Questions

Awareness during your practice sessions will bring to light many insightful questions and answers about yourself.

Try to not play incorrectly at all.
A tall request you may think, but your time is valuable and not a commodity to be squandered, so you owe it to yourself to apply the speediest means to attain your goals. Above all during practice respect the power of your mind.
Practice in the realm of the mental rather than physical, for little is possible in terms of your performance at the piano without the mind being in the driving seat, as it were.

Mistakes are caused by an unprepared mind not by untrained fingers.
You are training your mind to play correctly not your fingers or hands.
Yes, they apply the finishing touches, but it is your mind that must visualise and fully grasp the tasks that are demanded of them.
Always allow the time to clearly understand with your mind what you are about to perform. Correct conceptualisation is the key to successfully performing tasks big or small.
Understand first, use the imagination to visualise the task in its correctness before any physical attempt.

Imagine two piles beside you.
One pile consisting of all the attempts that you made that were accomplished successfully. The other pile consists of all the bad attempts. Think about all the permutations of errors that are possible during one small passage of a piano piece. They are countless and could occur at any one repetition. Through correct visualisation you should be able to keep the “bad pile” very low. Remember that these piles are stored in the library of your mind and at any given repetition you can make a withdrawal from either pile. It would surely help considerably if the “bad pile” was always out of stock.

Another question that will arise is “At what point do I know that I’ve learned thoroughly enough?”
Well, I suppose any time spent in studying with the correct degree of awareness and application will produce positive results of some kind, but in terms of performance it is useful to have a yardstick to measure success with.
By performance here I mean any repetition of a practice object where your heart, mind and body are coordinated in the aim of success.

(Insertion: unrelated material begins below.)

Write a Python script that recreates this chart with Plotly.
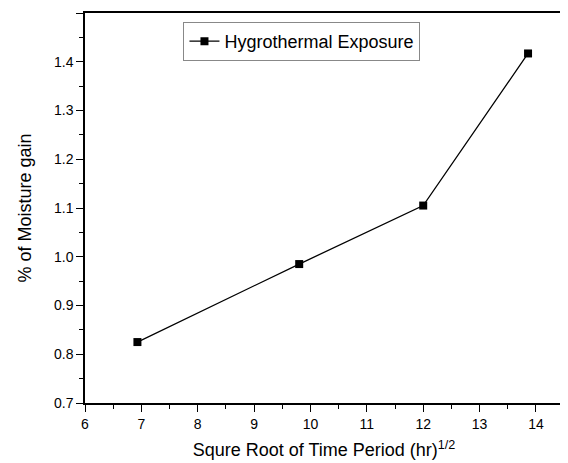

What can we use as a yardstick?
I think we should look at our ability to stand back and evaluate our performance in purely artistic terms, in a state of relaxed awareness, having transcended the technical challenges that we originally faced. When we can time and again give full rein to the emotional and rhythmic energies unleashed in a performance, still remaining in control, still able to evaluate and make choices in terms of landscape and balance, then you start to see the sort of yardstick I mean.

In order to achieve your very best, your full potential must be applied to your playing.